Ноющее колотье в пальцах замучило до злых слез. Сегодня оно особенно болезненно, никак не проходит, будто не урок был, а на руки долго-долго роняли камни, причем такие тяжелые булыжники, что из них можно что-нибудь построить. И не отогнать образ – обнесенную тремя рвами, охраняемую голодным Фафниром крепость, куда обязательно принесут клавесин, а его, Людвига, закуют в зачарованные колодки и посадят на жесткую банкетку. Привяжут, плюхнут пухлые потрепанные ноты «Хорошо темперированного клавира»[1] и…
«…Еще раз, ну-ка. Ты допустил четыре ошибки. И перейдем к скрипке, ведь музыкант, если желает успешно устроиться, должен быть всему обучен и ничего не чураться. Ты уже лишен одного из необходимых даров: голос твой больше подошел бы жабе, никак не ангелу Господню. Знать бы, кто так тебя проклял и за какие грехи нашей семьи. Ведь все мы музыканты, все – с чудными голосами. Не подменыш ли ты? Не украли ли тебя ветте[2]?»
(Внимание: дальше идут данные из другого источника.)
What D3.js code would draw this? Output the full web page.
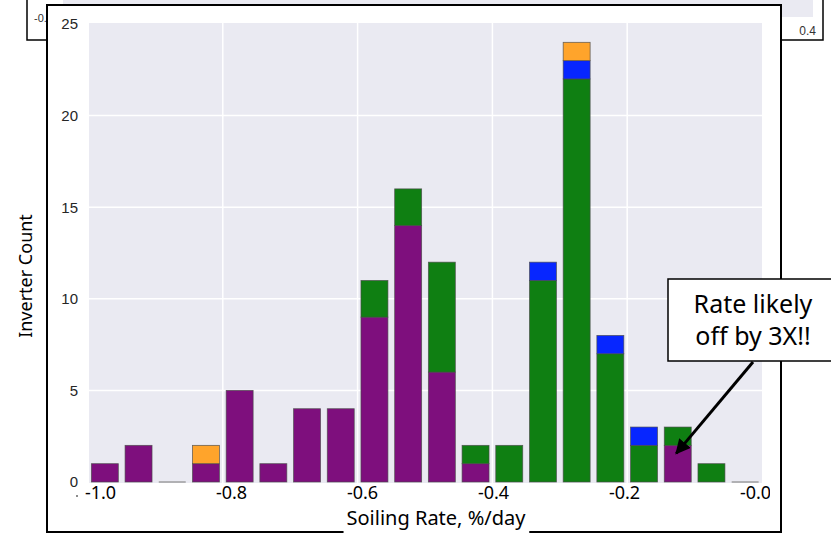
<!DOCTYPE html>
<html>
<head>
<meta charset="utf-8">
<script src="https://cdn.jsdelivr.net/npm/d3@7"></script>
<style>
  body { margin: 0; background: #fff; }
  svg { display: block; }
</style>
</head>
<body>
<div id="chart"></div>
<script>
// bins of 0.05 %/day from -1.0 to 0.0
var binStarts = [-1.0, -0.95, -0.9, -0.85, -0.8, -0.75, -0.7, -0.65, -0.6, -0.55,
                 -0.5, -0.45, -0.4, -0.35, -0.3, -0.25, -0.2, -0.15, -0.1, -0.05];
var purpleCounts = [1, 2, 0, 1, 5, 1, 4, 4, 9, 14, 6, 1, 0, 0, 0, 0, 0, 2, 0, 0];
var greenCounts  = [0, 0, 0, 0, 0, 0, 0, 0, 2, 2, 6, 1, 2, 11, 22, 7, 2, 1, 1, 0];
var blueCounts   = [0, 0, 0, 0, 0, 0, 0, 0, 0, 0, 0, 0, 0, 1, 1, 1, 1, 0, 0, 0];
var orangeCounts = [0, 0, 0, 1, 0, 0, 0, 0, 0, 0, 0, 0, 0, 0, 1, 0, 0, 0, 0, 0];
var binWidth = 0.05;

var yTicks = [0, 5, 10, 15, 20, 25];
var xTicks = [-1.0, -0.8, -0.6, -0.4, -0.2, 0.0];
var xTickLabels = ["-1.0", "-0.8", "-0.6", "-0.4", "-0.2", "-0.0"];

var keys = ["purple", "green", "blue", "orange"];
var colors = {purple: "#7e0f7d", green: "#0f7f12", blue: "#0726ff", orange: "#ffa42b"};

var width = 831, height = 534;

var svg = d3.select("#chart").append("svg")
    .attr("width", width)
    .attr("height", height);

// ---- the slide behind (only its bottom strip shows)
svg.append("rect")
    .attr("x", 27).attr("y", -10)
    .attr("width", 796).attr("height", 50)
    .attr("fill", "#fff").attr("stroke", "#000").attr("stroke-width", 1.5);
svg.append("rect")
    .attr("x", 63).attr("y", -10)
    .attr("width", 750).attr("height", 27)
    .attr("fill", "#eaeaf2");
svg.append("text")
    .attr("x", 34).attr("y", 22)
    .attr("font-family", "Liberation Sans, Arial, sans-serif")
    .attr("font-size", 11).attr("fill", "#333")
    .text("-0.");
svg.append("text")
    .attr("x", 816).attr("y", 35)
    .attr("text-anchor", "end")
    .attr("font-family", "Liberation Sans, Arial, sans-serif")
    .attr("font-size", 12).attr("fill", "#333")
    .text("0.4");

// ---- main frame
svg.append("rect")
    .attr("x", 47).attr("y", 5)
    .attr("width", 734).attr("height", 527)
    .attr("fill", "#fff").attr("stroke", "#000").attr("stroke-width", 2);

// scales
var x = d3.scaleLinear().domain([-1.0, 0.0]).range([88, 762]);
var y = d3.scaleLinear().domain([0, 25]).range([482, 24]);
// the x labels were retyped on the slide and sit a bit off the grid
var xLabel = d3.scaleLinear().domain([-1.0, 0.0]).range([100, 755]);

// plot background
svg.append("rect")
    .attr("x", x(-1.0) + 1).attr("y", y(25) - 1)
    .attr("width", x(0) - x(-1.0) - 1).attr("height", y(0) - y(25) + 2)
    .attr("fill", "#eaeaf2");

// grid
svg.append("g").selectAll("line")
    .data(yTicks.slice(1, 5))
    .enter().append("line")
    .attr("x1", x(-1.0) + 1).attr("x2", x(0))
    .attr("y1", function (d) { return y(d); })
    .attr("y2", function (d) { return y(d); })
    .attr("stroke", "#fff").attr("stroke-width", 1.5);
svg.append("g").selectAll("line")
    .data(xTicks.slice(1, 5))
    .enter().append("line")
    .attr("x1", function (d) { return x(d); })
    .attr("x2", function (d) { return x(d); })
    .attr("y1", y(25) - 1).attr("y2", y(0) + 1)
    .attr("stroke", "#fff").attr("stroke-width", 1.5);

// stacked bars
var table = binStarts.map(function (b, i) {
    return {start: b, purple: purpleCounts[i], green: greenCounts[i],
            blue: blueCounts[i], orange: orangeCounts[i]};
});
var series = d3.stack().keys(keys)(table);
var barPad = (x(binWidth) - x(0)) * 0.1;

svg.append("g").selectAll("g")
    .data(series)
    .enter().append("g")
    .attr("fill", function (s) { return colors[s.key]; })
    .selectAll("rect")
    .data(function (s) { return s.filter(function (d) { return d[1] > d[0]; }); })
    .enter().append("rect")
    .attr("x", function (d) { return x(d.data.start) + barPad; })
    .attr("width", function (d) { return x(d.data.start + binWidth) - x(d.data.start) - 2 * barPad; })
    .attr("y", function (d) { return y(d[1]); })
    .attr("height", function (d) { return y(d[0]) - y(d[1]); })
    .attr("stroke", "#4a4a4a")
    .attr("stroke-opacity", 0.8)
    .attr("stroke-width", 0.8);

// empty bins still get their flat edge
svg.append("g").selectAll("line")
    .data(table.filter(function (d) {
        return d.purple + d.green + d.blue + d.orange === 0;
    }))
    .enter().append("line")
    .attr("x1", function (d) { return x(d.start) + barPad; })
    .attr("x2", function (d) { return x(d.start + binWidth) - barPad; })
    .attr("y1", y(0)).attr("y2", y(0))
    .attr("stroke", "#8a8a8a").attr("stroke-width", 1.2);

// y axis
var yAxis = svg.append("g")
    .attr("transform", "translate(" + (x(-1.0) - 1) + ",0)")
    .call(d3.axisLeft(y).tickValues(yTicks).tickSize(0).tickPadding(9));
yAxis.select(".domain").remove();
yAxis.selectAll("text")
    .attr("font-family", "Liberation Sans, Arial, sans-serif")
    .attr("font-size", 15)
    .attr("fill", "#262626");

// x tick labels
svg.append("clipPath").attr("id", "xclip")
    .append("rect").attr("x", 0).attr("y", 480).attr("width", 770).attr("height", 40);
var xAxis = svg.append("g")
    .attr("clip-path", "url(#xclip)")
    .append("g")
    .attr("transform", "translate(0,481)")
    .call(d3.axisBottom(xLabel).tickValues(xTicks).tickSize(0).tickPadding(5)
        .tickFormat(function (d, i) { return xTickLabels[i]; }));
xAxis.select(".domain").remove();
xAxis.selectAll("text")
    .attr("font-family", "Noto Sans, Open Sans, sans-serif")
    .attr("font-size", 18)
    .attr("fill", "#000");
// small stray dot left of the first label
svg.append("circle")
    .attr("cx", xLabel(-1.0) - 23).attr("cy", 496)
    .attr("r", 1)
    .attr("fill", "#666");

// axis titles, the x title sits on a white patch that breaks the frame
var titleBox = svg.append("rect").attr("fill", "#fff");
var xTitle = svg.append("text")
    .attr("x", 436).attr("y", 525)
    .attr("text-anchor", "middle")
    .attr("font-family", "Noto Sans, Open Sans, sans-serif")
    .attr("font-size", 20)
    .attr("fill", "#000")
    .text("Soiling Rate, %/day");
var bb = xTitle.node().getBBox();
titleBox
    .attr("x", bb.x - 3).attr("y", bb.y)
    .attr("width", bb.width + 6).attr("height", bb.height + 6);

svg.append("text")
    .attr("transform", "translate(32,276) rotate(-90)")
    .attr("text-anchor", "middle")
    .attr("font-family", "Noto Sans, Open Sans, sans-serif")
    .attr("font-size", 18)
    .attr("fill", "#000")
    .text("Inverter Count");

// annotation
var noteBin = 17;
var tip = [x(binStarts[noteBin]) + barPad + 12, y(purpleCounts[noteBin]) + 8];
var tail = [753, 362];

svg.append("defs").append("marker")
    .attr("id", "arrow")
    .attr("viewBox", "0 0 10 10")
    .attr("refX", 9).attr("refY", 5)
    .attr("markerWidth", 5).attr("markerHeight", 5)
    .attr("orient", "auto")
    .append("path")
    .attr("d", "M0,0 L10,5 L0,10 z")
    .attr("fill", "#000");

svg.append("line")
    .attr("x1", tail[0]).attr("y1", tail[1])
    .attr("x2", tip[0]).attr("y2", tip[1])
    .attr("stroke", "#000").attr("stroke-width", 3)
    .attr("marker-end", "url(#arrow)");

svg.append("rect")
    .attr("x", 668).attr("y", 279)
    .attr("width", 180).attr("height", 82)
    .attr("fill", "#fff").attr("stroke", "#000").attr("stroke-width", 1.5);

svg.append("text")
    .attr("x", 753).attr("y", 313)
    .attr("text-anchor", "middle")
    .attr("font-family", "Noto Sans, Open Sans, sans-serif")
    .attr("font-size", 25)
    .attr("fill", "#000")
    .text("Rate likely");
svg.append("text")
    .attr("x", 753).attr("y", 345)
    .attr("text-anchor", "middle")
    .attr("font-family", "Noto Sans, Open Sans, sans-serif")
    .attr("font-size", 25)
    .attr("fill", "#000")
    .text("off by 3X!!");
</script>
</body>
</html>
Можно ли в такие минуты украдкой ненавидеть то, что полюбил с первого звука? Проклятье ли то, что даже имя, имя досталось от умершего во младенчестве брата? Не прошлого ли крошку Людвига украли ветте, и если украли, то… может, прав отец? Ничего не получается. Ничего не получается, как он бы хотел; все сыро, грубо, рвано или – за последнее щедрее всего сыплются тумаки – дерзко! И бессмысленно гадать, что же тому причина. Лучше опять убежать и хоть немного побыть одному здесь, у родной реки.
Боль, ломкая, упрямая, впилась в каждую косточку и подушечку пальца, как вшивый пес. Кусая губы, Людвиг подползает к краю берега; примяв траву, ложится на живот и свешивается низко-низко, к самой воде, к ее широкому зеленоватому полотну. Рейн сегодня рассеян и сонлив. Людвигу по душе эта река с переменчивыми, как у него самого, настроениями. Рейн почтенен, но не вроде брюзгливых соседей, мимо которых не пройдешь в мятой рубашке неосвистанным. Рейн весельчак, но главное – он, кое-где по берегам поросший лесом, как бородой, ничего не требует от тех, кто ищет рядом утешения. У старой реки достаточно своего добра на дне, в заводях, по прибрежным откосам: ила и камешков, лягушек и мальков, русалок, утопленников, волн, ив, порогов, песка, монетных бликов утра и чернильных капелек ночи, сдобренной упавшими звездами. Рейн видится Людвигу похожим на дедушку, хотя дедушки в воспоминаниях нет, одни легенды о нем.
У дедушки-то получалось и пение, и сочинительство, и актерство. Дедушка был окружен друзьями и нужен всему Бонну, как эта спасительная река. Людвиг часто думает о том, что здорово было бы знать дедушку, и заниматься музыкой с ним, и любить его, надеясь на ответную любовь, и чувствовать с ним ту же связь, что с Рейном, – но увы. Вместо любви вопрос: неужели дедушка, задумчиво глядящий со старых портретов, тоже сказал бы, что внук расхныкался, обленился? Проревел бы на весь город: «Подменыш! Подменыш! Иди вон!» Или понял бы, пожалел, похвалил немногое, чего Людвиг не стыдился? Дедушка ведь, пусть мертвый, имеет в подобных вопросах куда больше веса, чем живая мать; он будто и поныне обитает в угрюмом доме таким же угрюмым призраком. «Что сказал бы твой талантливый тезка?», «Ради чего мы назвали тебя в его честь?». В его честь, а не в честь мертвого брата. Такая была в семье мечта – кому-то передать это имя, имя-талисман. Подумать страшно, сколько отец плодил бы Людвигов, сколько их могло бы умереть или быть похищенными Тайным народцем, пока не родится достаточно крепкий младенец, способный выжить и забрать дедушкино имя себе. Имя, но не дар. Как болят пальцы.